A Special Passover Message
Every year the Passover season brings with it a sense of renewal and hope. It is our annual reminder of the power and sovereignty of God, His unending zeal for His people, and His uncompromising willingness and ability to save. Passover-time is known as the Season of Freedom because it commemorates an event in Israel’s ancient history which God continues to repeat spiritually for all followers of His Son. But even with the freedom that we now have through our Savior Yeshua, many believers in Messiah still struggle to walk daily in that freedom. It is, in fact, Mosheh (Moses)—Passover’s first hero—who shows us how to be truly free.
By faith, מֹשֶׁה, Mosheh, having become great, refused to be called a son of the daughter of פַּרְעֹה, Par’oh [Pharaoh], having chosen rather to be afflicted along with the people of God, than to have sin’s pleasure for a season, and having counted the disgrace of the Messiah greater wealth than the treasures of מִצְרָיִם, Mitz’rayim [Egypt]; for he looked to the payment of the reward. By faith he left מִצְרָיִם, Mitz’rayim behind, not having been afraid of the rage of the king. For, as seeing the Invisible One—he endured. By faith he kept the פֵּסַח, Pesach [Passover] and the sprinkling of the blood, so that He who was destroying the first-born might not touch them. (עִבְרִים Iv’riym [Hebrews] 11:23-28, mjlt)
Mosheh, the deliverer of Israel, underwent an unprecedented transformation over the course of his story. Beginning at the height of his fame in Egypt, Mosheh did what few of us will ever have the courage to do, yet all of us must do in order to truly follow the Messiah: he left his old self behind. He threw off the identity and lifestyle he had had since birth, and he instead chose not only his new identity with his own Israelite people, but he chose their affliction. Rather than reveling in “sin’s pleasure for a season,” Mosheh embarked on an exodus into his true sonship, taking the more difficult and painful path… on purpose.
Upon that altar, Mosheh laid down all the comforts and extravagances of Egypt, and picked up in their place “the disgrace of the Messiah.” Though the harsh reality of Mosheh’s new circumstances was palpable, he nevertheless was able to peer into the distant future to see by faith the One like him (see De. 18:15) who would one day come again to Israel. And yet, seeing the suffering and slaughter of the Messiah—the transcendent Passover Lamb—Mosheh nevertheless chose to share in Yeshua’s disgrace, considering it “greater wealth than the treasures of מִצְרָיִם, Mitz’rayim; for he looked to the payment of the reward.”
Though it would have been natural for Mosheh to be somewhat apprehensive about leaving behind the only home he had ever known, he nevertheless pressed on, “not having been afraid of the rage of the king.” A former way of life is a jealous pursuer, chasing after its loss with mad fury. But despite making himself the target of Pharaoh, Mosheh did not fear what was stalking him. Instead, by faith, he set his sights on the unveiled promises of a hidden future, “For, as seeing the Invisible One—he endured.”
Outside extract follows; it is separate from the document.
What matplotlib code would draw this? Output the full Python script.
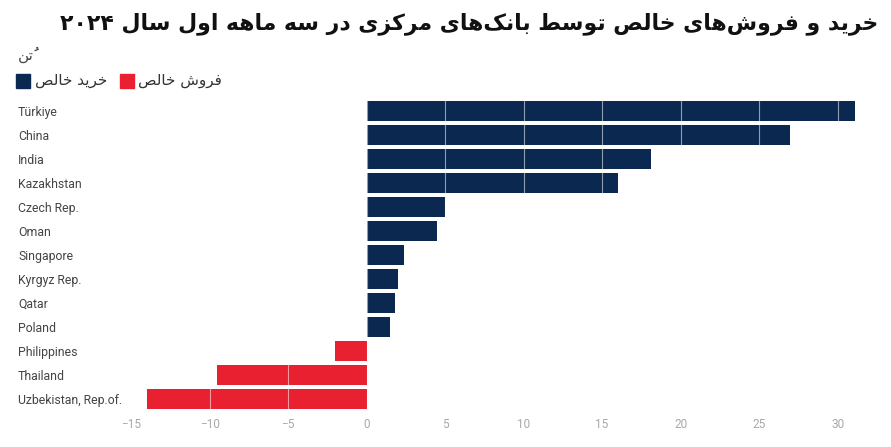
import matplotlib
matplotlib.use("Agg")
import matplotlib.pyplot as plt
from matplotlib.patches import Rectangle

# ---------------- data ----------------
countries = ["Türkiye", "China", "India", "Kazakhstan", "Czech Rep.", "Oman",
             "Singapore", "Kyrgyz Rep.", "Qatar", "Poland", "Philippines",
             "Thailand", "Uzbekistan, Rep.of."]
values = [31.1, 27.0, 18.1, 16.0, 5.0, 4.5, 2.4, 2.0, 1.8, 1.5, -2.0, -9.5, -14.0]
xticks = [-15, -10, -5, 0, 5, 10, 15, 20, 25, 30]
xticklabels = ["\u221215", "\u221210", "\u22125", "0", "5", "10", "15", "20", "25", "30"]
title_text = "خرید و فروش‌های خالص توسط بانک‌های مرکزی در سه ماهه اول سال ۲۰۲۴"
unit_text = "تُن"
legend_buy = "خرید خالص"
legend_sell = "فروش خالص"

NAVY = "#0a2850"
RED = "#e8202f"

# ------------- minimal Persian shaping (presentation forms + visual order) -------------
FORMS = {
    # isolated, final, initial, medial
    "\u0627": ("\uFE8D", "\uFE8E", None, None),
    "\u0628": ("\uFE8F", "\uFE90", "\uFE91", "\uFE92"),
    "\u062A": ("\uFE95", "\uFE96", "\uFE97", "\uFE98"),
    "\u062E": ("\uFEA5", "\uFEA6", "\uFEA7", "\uFEA8"),
    "\u062F": ("\uFEA9", "\uFEAA", None, None),
    "\u0631": ("\uFEAD", "\uFEAE", None, None),
    "\u0632": ("\uFEAF", "\uFEB0", None, None),
    "\u0633": ("\uFEB1", "\uFEB2", "\uFEB3", "\uFEB4"),
    "\u0634": ("\uFEB5", "\uFEB6", "\uFEB7", "\uFEB8"),
    "\u0635": ("\uFEB9", "\uFEBA", "\uFEBB", "\uFEBC"),
    "\u0637": ("\uFEC1", "\uFEC2", "\uFEC3", "\uFEC4"),
    "\u0641": ("\uFED1", "\uFED2", "\uFED3", "\uFED4"),
    "\u0644": ("\uFEDD", "\uFEDE", "\uFEDF", "\uFEE0"),
    "\u0645": ("\uFEE1", "\uFEE2", "\uFEE3", "\uFEE4"),
    "\u0646": ("\uFEE5", "\uFEE6", "\uFEE7", "\uFEE8"),
    "\u0647": ("\uFEE9", "\uFEEA", "\uFEEB", "\uFEEC"),
    "\u0648": ("\uFEED", "\uFEEE", None, None),
    "\u06CC": ("\uFBFC", "\uFBFD", "\uFBFE", "\uFBFF"),
    "\u06A9": ("\uFB8E", "\uFB8F", "\uFB90", "\uFB91"),
}
MARKS = set("\u064B\u064C\u064D\u064E\u064F\u0650\u0651\u0652")
DIGITS = "۰۱۲۳۴۵۶۷۸۹0123456789"


def joins_left(ch):  # can connect to the following letter
    f = FORMS.get(ch)
    return f is not None and f[2] is not None


def shape(text):
    clusters = []
    for ch in text:
        if ch in MARKS and clusters:
            clusters[-1][1].append(ch)
        else:
            clusters.append([ch, []])
    bases = [c[0] for c in clusters]
    out = []
    for i, (ch, marks) in enumerate(clusters):
        if ch in FORMS:
            prev = bases[i - 1] if i > 0 else None
            nxt = bases[i + 1] if i + 1 < len(bases) else None
            jp = prev is not None and joins_left(prev)
            jn = nxt is not None and nxt in FORMS and joins_left(ch)
            iso, fin, ini, med = FORMS[ch]
            if jp and jn:
                g = med
            elif jp:
                g = fin
            elif jn:
                g = ini
            else:
                g = iso
            out.append(g + "".join(marks))
        elif ch == "\u200C":
            continue
        else:
            out.append(ch + "".join(marks))
    groups = []
    i = 0
    while i < len(out):
        if out[i] in DIGITS:
            j = i
            while j < len(out) and out[j] in DIGITS:
                j += 1
            groups.append("".join(out[i:j]))
            i = j
        else:
            groups.append(out[i])
            i += 1
    return "".join(reversed(groups))


# ---------------- figure ----------------
W, H = 891, 447
fig = plt.figure(figsize=(W / 100, H / 100), dpi=100)
fig.patch.set_facecolor("white")

ax_left, ax_right = 131 / W, 858 / W
ax_top, ax_bot = 1 - 99 / H, 1 - 411 / H
ax = fig.add_axes([ax_left, ax_bot, ax_right - ax_left, ax_top - ax_bot])

ypos = list(range(len(countries)))
colors = [NAVY if v >= 0 else RED for v in values]
ax.barh(ypos, values, height=0.83, color=colors, zorder=1)

ax.set_xlim(-15, 31.3)
ax.set_ylim(len(countries) - 0.5, -0.5)
ax.set_xticks(xticks)
ax.set_xticklabels(xticklabels, fontsize=8.5, color="#a8a8a8", family="Roboto")
ax.set_yticks(ypos)
ax.set_yticklabels(countries, fontsize=8.8, color="#444444", family="Roboto", ha="left")
ax.tick_params(axis="y", length=0, pad=(131 - 18) * 0.72)
ax.tick_params(axis="x", length=0, pad=5)
for s in ax.spines.values():
    s.set_visible(False)
for x in xticks:
    ax.axvline(x, color="white", lw=0.8, alpha=0.55, zorder=2)

# ---------------- texts ----------------
fig.text(878 / W, 1 - 24 / H, shape(title_text), ha="right", va="center",
         fontsize=15.8, fontweight="bold", color="#111111", family="DejaVu Sans")
fig.text(18 / W, 1 - 55 / H, shape(unit_text), ha="left", va="center",
         fontsize=11, color="#444444", family="DejaVu Sans")

# legend
sq = 14
fig.add_artist(Rectangle((16 / W, 1 - 88 / H), sq / W, sq / H, transform=fig.transFigure,
                         color=NAVY))
fig.text(35 / W, 1 - 80 / H, shape(legend_buy), ha="left", va="center",
         fontsize=11, color="#333333", family="DejaVu Sans")
fig.add_artist(Rectangle((120 / W, 1 - 88 / H), sq / W, sq / H, transform=fig.transFigure,
                         color=RED))
fig.text(138 / W, 1 - 80 / H, shape(legend_sell), ha="left", va="center",
         fontsize=11, color="#333333", family="DejaVu Sans")

fig.savefig("out.png", dpi=100, facecolor="white")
Finally, having successfully escaped from Egypt and encountered God in the desert, Mosheh then did the unthinkable: he returned to the lair of his former self in order to free his people. And this is how it came to be that “by faith he kept the פֵּסַח, Pesach [Passover] and the sprinkling of the blood, so that He who was destroying the first-born might not touch them.” Having never once seen God, yet witnessing the effects of His terrifying power, Israel finally obtained their freedom. By marking themselves with the blood of the lamb, God’s people were passed over by His death plague… delivered and redeemed.
As disciples of Messiah, our struggle to live in the truth of our freedom stems from our choices and perspectives. Like Mosheh, we must refuse to live in our old identity, and instead choose the hard yet righteous path. Like Mosheh, we can face even the most terrifying of circumstances when we look forward with faith to the reward we have been promised. It is time to open our eyes to the reality that only when we believe in things we cannot see will we ever truly find freedom in Messiah… for, as seeing the Invisible One—we will endure.